Can the development of machine learning algorithms improve semantic search of human rights documents in digital rights databases?
The experiment will test the potential for human rights organisations to interact with machine-generated intelligence in their work. The grantee will look into whether machine learning can increase the effectiveness and efficiency of human rights defenders in curating large collections of human rights documents, and enable them to make better use of data generated by collective intelligence. HURIDOCS will test algorithms to improve semantic search of human rights documents in a digital rights database covering 20 countries in the Arab League. Semantic search aims to improve search accuracy by understanding the searcher's intent and the contextual meaning of terms to generate more relevant results. This means that search results will reveal not only documents containing exactly that word, but also will show documents from related fields that might use different terminology to talk about the same subject.

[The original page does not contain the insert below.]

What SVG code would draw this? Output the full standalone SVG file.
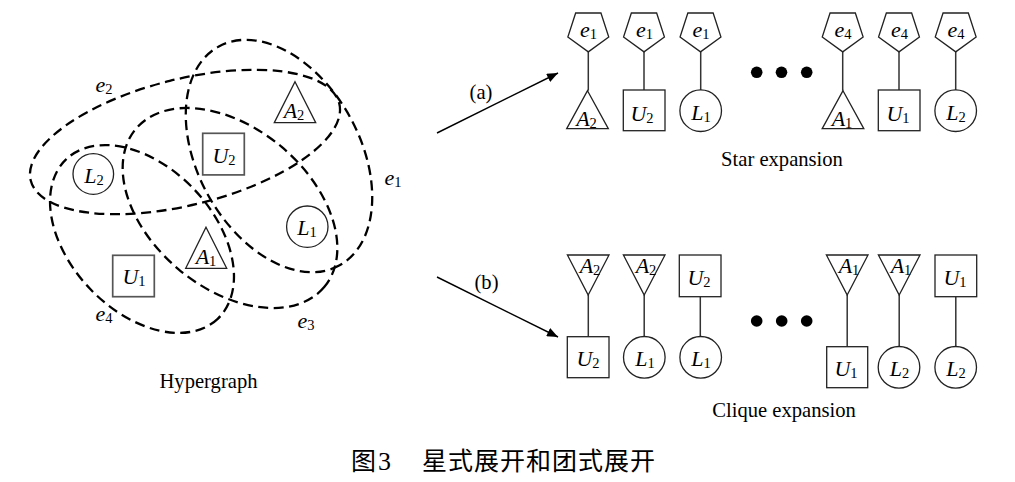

As people increasingly conduct their lives online, digital rights, including the right to privacy and freedom of expression, are becoming more important. But growing numbers of governments are blocking access to the internet, censoring political websites and arresting digital activists. This experiment will test how machine intelligence helps human rights practitioners compare digital rights legislation of different countries to international law, and spot patterns and trends across the region. If the experiment is successful, it will also relieve the workload of human rights defenders and activists and allow them to free up more time for analysis and advocacy. This is because the information needed to hold human rights perpetrators to account is often concealed in vast amounts of unstructured data. The manual curation process is time-consuming, inefficient, and error-prone.
The experiment will provide new insights into how to use inputs generated through collective intelligence more effectively. This is relevant for anyone using large databases with documents of different types or from different sources. The findings will also help us advance our understanding about how to best combine human expert knowledge with the capabilities of machines.